:: Written request ::
Work out how many lines hold "code". Give the number and nothing else.

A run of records
***
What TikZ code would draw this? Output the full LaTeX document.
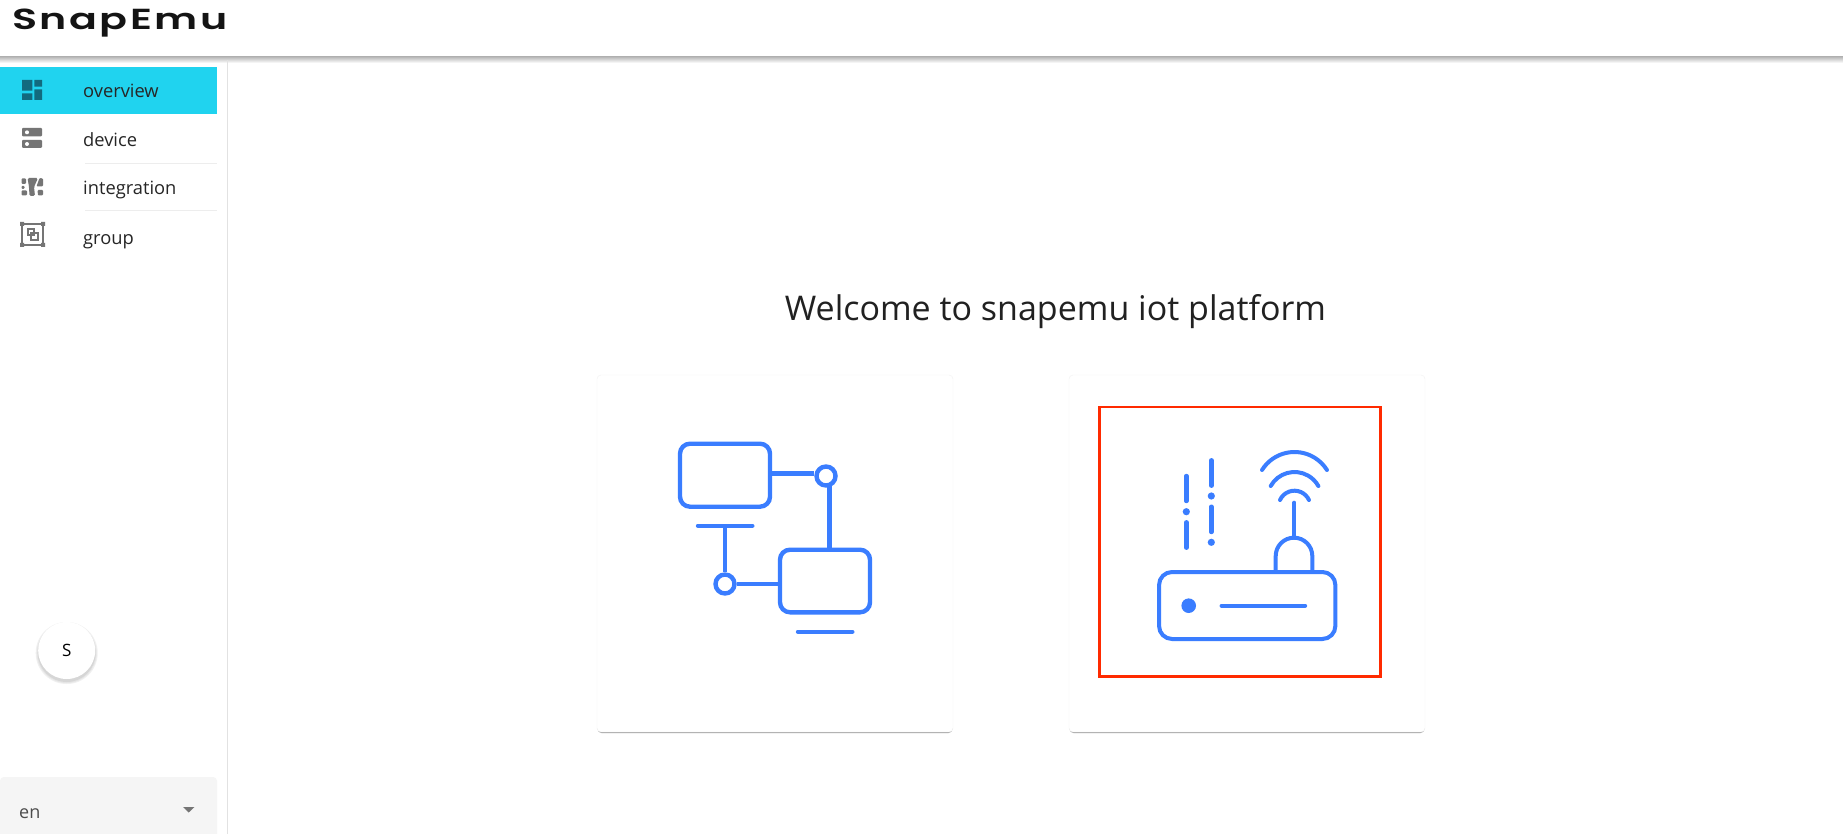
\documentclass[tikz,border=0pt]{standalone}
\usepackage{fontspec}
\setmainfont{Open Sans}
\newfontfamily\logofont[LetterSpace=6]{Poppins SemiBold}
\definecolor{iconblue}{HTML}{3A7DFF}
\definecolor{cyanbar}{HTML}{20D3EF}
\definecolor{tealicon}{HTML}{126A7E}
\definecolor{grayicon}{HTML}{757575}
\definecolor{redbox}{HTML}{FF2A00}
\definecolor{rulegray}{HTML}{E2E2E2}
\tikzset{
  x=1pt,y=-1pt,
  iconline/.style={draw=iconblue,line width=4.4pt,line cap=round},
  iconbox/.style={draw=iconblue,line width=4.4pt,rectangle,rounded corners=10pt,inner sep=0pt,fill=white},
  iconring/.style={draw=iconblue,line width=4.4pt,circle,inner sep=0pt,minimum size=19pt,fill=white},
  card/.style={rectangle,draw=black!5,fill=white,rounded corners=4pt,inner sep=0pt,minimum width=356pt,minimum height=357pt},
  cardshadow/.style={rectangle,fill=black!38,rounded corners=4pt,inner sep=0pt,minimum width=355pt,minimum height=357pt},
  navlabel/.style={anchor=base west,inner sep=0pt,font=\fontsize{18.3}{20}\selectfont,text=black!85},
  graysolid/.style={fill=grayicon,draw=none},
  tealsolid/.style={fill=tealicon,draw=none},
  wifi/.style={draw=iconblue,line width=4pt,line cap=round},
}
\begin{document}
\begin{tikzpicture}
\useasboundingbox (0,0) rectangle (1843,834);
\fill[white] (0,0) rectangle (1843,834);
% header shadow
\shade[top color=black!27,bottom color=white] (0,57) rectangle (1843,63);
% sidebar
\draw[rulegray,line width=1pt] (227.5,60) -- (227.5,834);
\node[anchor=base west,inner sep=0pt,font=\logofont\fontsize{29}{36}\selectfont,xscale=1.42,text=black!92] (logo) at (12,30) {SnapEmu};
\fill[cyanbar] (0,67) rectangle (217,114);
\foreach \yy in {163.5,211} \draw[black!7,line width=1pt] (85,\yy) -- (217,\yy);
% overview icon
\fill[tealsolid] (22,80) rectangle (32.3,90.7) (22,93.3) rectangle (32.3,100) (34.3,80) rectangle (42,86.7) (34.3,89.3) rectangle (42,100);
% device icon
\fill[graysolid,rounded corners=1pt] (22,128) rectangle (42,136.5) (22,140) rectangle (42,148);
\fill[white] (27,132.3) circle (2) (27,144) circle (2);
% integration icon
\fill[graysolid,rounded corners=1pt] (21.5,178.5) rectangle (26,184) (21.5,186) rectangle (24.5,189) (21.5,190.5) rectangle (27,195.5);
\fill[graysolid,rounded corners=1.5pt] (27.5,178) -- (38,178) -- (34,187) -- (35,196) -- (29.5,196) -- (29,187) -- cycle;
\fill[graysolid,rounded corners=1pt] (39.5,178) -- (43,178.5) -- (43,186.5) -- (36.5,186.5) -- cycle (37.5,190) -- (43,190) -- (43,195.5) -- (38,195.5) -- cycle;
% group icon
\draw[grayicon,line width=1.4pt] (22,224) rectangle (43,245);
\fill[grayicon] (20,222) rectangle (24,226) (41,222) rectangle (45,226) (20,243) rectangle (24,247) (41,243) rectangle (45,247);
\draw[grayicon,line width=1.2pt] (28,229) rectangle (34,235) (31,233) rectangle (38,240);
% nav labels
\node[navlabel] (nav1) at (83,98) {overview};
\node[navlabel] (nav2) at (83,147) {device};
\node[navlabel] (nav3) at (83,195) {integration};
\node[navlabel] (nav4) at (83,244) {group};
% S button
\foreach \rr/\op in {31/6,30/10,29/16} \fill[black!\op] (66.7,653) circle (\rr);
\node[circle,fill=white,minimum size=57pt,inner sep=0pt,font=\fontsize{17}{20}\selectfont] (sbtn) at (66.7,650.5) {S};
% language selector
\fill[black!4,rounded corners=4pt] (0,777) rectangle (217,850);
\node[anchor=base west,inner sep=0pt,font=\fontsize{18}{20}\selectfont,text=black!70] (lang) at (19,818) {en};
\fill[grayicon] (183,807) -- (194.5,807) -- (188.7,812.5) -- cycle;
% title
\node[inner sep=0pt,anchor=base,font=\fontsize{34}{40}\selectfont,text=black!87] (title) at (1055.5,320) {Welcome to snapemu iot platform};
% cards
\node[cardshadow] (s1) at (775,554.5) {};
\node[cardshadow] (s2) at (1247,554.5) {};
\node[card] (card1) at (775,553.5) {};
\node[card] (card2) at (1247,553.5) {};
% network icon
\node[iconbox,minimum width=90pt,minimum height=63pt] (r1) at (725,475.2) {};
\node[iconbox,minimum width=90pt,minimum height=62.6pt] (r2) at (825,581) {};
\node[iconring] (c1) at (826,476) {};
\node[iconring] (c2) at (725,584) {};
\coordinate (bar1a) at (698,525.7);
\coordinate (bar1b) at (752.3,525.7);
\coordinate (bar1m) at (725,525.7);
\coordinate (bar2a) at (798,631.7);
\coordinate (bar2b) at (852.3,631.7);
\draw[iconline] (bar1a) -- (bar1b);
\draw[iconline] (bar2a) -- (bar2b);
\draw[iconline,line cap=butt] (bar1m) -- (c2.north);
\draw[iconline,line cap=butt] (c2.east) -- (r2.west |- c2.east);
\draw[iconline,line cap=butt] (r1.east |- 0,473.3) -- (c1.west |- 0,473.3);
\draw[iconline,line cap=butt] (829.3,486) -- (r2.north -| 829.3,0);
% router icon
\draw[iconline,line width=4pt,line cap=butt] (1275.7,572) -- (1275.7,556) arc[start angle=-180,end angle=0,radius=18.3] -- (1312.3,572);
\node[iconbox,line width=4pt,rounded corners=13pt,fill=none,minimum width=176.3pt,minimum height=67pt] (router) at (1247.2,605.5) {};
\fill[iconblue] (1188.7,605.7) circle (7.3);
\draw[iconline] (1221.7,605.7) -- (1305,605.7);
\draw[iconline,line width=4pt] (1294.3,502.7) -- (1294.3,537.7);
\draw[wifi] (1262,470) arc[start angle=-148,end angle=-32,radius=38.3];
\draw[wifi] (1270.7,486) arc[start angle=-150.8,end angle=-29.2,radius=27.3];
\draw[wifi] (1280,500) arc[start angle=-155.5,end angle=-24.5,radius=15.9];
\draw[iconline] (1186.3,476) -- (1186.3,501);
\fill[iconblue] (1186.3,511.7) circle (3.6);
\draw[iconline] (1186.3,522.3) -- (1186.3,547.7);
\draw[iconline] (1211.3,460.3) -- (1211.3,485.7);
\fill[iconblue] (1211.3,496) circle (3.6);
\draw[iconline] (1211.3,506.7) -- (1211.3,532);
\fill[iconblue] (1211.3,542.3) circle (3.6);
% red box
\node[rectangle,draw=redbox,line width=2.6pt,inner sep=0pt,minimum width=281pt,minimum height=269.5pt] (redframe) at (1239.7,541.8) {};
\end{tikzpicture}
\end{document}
***
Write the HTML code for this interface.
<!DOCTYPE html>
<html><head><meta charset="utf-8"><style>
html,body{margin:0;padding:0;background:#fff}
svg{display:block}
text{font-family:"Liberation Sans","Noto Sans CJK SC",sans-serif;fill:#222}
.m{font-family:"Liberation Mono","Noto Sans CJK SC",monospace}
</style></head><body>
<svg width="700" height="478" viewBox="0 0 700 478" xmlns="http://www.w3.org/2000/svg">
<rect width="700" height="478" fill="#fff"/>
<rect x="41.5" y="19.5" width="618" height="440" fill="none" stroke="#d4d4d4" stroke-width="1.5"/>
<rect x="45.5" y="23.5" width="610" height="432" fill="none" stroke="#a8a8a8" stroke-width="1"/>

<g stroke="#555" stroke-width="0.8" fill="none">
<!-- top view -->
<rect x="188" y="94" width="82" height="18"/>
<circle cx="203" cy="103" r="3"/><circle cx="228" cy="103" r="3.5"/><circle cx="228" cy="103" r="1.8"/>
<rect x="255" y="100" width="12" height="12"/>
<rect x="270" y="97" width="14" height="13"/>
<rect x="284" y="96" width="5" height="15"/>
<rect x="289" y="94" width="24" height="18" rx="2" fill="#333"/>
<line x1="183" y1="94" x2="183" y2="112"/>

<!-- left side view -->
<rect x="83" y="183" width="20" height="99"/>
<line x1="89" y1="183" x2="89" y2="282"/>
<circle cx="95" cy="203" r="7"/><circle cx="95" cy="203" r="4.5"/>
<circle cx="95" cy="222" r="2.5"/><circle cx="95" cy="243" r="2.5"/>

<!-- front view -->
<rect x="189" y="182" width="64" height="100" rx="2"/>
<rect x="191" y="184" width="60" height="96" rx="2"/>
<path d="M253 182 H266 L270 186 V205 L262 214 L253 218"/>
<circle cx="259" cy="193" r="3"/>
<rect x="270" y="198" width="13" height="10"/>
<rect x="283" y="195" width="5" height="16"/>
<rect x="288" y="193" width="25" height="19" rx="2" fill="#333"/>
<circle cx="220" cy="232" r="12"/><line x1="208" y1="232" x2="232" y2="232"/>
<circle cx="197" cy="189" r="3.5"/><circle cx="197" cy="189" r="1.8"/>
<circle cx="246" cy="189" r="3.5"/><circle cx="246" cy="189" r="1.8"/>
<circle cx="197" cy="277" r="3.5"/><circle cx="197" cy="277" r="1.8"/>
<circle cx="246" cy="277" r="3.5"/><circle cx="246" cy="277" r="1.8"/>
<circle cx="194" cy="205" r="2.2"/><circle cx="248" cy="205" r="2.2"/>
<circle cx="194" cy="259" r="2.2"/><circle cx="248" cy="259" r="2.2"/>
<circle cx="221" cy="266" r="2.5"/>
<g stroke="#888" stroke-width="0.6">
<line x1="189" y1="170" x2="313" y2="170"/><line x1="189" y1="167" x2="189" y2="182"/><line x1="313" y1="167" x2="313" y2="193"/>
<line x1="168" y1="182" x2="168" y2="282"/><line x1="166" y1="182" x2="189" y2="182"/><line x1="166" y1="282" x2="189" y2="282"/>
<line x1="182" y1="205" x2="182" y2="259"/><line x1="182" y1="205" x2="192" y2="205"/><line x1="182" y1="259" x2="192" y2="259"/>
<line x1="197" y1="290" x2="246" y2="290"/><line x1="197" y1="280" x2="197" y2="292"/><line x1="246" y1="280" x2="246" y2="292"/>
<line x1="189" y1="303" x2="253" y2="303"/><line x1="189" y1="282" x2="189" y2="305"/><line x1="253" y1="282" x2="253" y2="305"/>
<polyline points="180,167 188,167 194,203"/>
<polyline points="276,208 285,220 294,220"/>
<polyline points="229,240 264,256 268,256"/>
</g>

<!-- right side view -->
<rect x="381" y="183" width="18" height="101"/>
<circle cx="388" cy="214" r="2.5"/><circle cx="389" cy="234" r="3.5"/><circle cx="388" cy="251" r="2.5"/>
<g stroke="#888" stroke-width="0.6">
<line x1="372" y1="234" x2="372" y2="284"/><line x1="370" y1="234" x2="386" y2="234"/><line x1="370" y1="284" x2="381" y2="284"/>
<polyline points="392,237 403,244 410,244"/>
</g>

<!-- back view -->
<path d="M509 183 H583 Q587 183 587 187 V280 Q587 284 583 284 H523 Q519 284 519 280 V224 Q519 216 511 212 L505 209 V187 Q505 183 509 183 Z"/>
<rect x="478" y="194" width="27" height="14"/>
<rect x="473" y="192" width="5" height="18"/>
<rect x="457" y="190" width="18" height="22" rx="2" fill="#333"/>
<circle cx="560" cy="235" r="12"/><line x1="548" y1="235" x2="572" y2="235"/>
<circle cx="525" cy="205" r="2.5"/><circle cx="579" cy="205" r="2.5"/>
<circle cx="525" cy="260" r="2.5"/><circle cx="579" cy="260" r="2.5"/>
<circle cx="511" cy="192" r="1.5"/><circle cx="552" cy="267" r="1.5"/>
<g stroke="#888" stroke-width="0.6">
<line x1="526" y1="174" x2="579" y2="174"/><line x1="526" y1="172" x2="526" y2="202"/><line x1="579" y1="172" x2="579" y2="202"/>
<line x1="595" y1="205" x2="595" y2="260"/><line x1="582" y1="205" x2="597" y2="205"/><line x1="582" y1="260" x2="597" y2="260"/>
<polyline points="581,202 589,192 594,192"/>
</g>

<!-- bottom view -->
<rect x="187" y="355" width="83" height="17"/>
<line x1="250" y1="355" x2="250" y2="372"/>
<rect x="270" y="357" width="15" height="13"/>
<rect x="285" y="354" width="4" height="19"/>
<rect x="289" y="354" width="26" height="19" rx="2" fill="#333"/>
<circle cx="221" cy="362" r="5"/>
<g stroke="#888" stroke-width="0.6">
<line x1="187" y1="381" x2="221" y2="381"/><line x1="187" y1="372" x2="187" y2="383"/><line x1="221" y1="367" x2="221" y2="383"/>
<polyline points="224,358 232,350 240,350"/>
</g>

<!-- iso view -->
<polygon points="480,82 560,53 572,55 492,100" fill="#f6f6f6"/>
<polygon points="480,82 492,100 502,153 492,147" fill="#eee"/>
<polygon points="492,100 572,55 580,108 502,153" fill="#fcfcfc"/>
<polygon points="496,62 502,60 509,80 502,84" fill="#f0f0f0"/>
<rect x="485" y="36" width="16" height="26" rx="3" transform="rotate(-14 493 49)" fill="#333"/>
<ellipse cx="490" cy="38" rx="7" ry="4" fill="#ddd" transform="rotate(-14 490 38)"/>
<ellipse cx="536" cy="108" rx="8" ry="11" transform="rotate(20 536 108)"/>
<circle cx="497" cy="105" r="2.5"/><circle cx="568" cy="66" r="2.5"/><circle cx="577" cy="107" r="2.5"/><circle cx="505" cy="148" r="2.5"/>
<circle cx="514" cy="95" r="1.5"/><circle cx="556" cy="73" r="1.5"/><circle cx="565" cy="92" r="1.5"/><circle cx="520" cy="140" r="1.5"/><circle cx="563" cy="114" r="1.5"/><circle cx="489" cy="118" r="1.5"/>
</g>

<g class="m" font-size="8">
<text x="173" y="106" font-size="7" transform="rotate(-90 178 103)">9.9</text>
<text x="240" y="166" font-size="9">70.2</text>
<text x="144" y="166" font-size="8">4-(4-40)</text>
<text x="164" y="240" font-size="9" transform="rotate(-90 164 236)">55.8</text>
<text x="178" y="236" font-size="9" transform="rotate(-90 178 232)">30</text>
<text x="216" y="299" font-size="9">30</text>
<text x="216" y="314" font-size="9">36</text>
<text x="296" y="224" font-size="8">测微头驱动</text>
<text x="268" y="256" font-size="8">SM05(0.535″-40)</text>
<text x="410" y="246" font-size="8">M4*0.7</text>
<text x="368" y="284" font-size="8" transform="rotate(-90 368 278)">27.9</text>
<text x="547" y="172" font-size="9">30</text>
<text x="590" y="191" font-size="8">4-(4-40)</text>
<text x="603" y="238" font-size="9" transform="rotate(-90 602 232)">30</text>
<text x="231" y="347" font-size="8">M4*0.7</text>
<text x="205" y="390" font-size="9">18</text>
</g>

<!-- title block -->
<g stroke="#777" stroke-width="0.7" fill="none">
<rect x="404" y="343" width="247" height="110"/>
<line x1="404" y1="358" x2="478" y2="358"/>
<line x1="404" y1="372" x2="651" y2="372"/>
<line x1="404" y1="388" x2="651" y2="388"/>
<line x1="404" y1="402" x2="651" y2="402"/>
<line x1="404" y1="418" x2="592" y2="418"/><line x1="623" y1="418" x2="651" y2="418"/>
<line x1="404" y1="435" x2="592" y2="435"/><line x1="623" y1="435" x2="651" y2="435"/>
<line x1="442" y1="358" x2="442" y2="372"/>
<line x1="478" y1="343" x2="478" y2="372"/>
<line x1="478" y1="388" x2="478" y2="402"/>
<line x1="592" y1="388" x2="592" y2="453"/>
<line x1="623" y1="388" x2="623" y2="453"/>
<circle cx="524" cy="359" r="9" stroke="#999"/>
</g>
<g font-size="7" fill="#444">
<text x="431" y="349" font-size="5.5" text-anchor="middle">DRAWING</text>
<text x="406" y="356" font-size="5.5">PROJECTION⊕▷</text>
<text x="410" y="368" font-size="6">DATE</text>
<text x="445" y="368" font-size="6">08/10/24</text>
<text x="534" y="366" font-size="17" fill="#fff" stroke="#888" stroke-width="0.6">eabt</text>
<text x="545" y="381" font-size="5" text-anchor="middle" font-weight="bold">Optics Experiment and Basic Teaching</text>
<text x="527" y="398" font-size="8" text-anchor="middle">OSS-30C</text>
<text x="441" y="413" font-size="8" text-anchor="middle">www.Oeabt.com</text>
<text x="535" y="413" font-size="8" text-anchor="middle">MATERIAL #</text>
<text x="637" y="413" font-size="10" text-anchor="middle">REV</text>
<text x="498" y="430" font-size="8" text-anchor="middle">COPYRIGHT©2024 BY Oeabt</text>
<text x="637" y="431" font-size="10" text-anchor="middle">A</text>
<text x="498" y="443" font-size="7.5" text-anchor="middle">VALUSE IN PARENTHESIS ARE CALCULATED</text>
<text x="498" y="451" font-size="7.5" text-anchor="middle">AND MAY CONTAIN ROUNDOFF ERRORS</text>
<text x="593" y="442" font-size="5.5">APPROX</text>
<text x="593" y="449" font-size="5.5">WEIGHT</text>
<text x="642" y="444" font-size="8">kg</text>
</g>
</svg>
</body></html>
***
:: Result for this task ::
2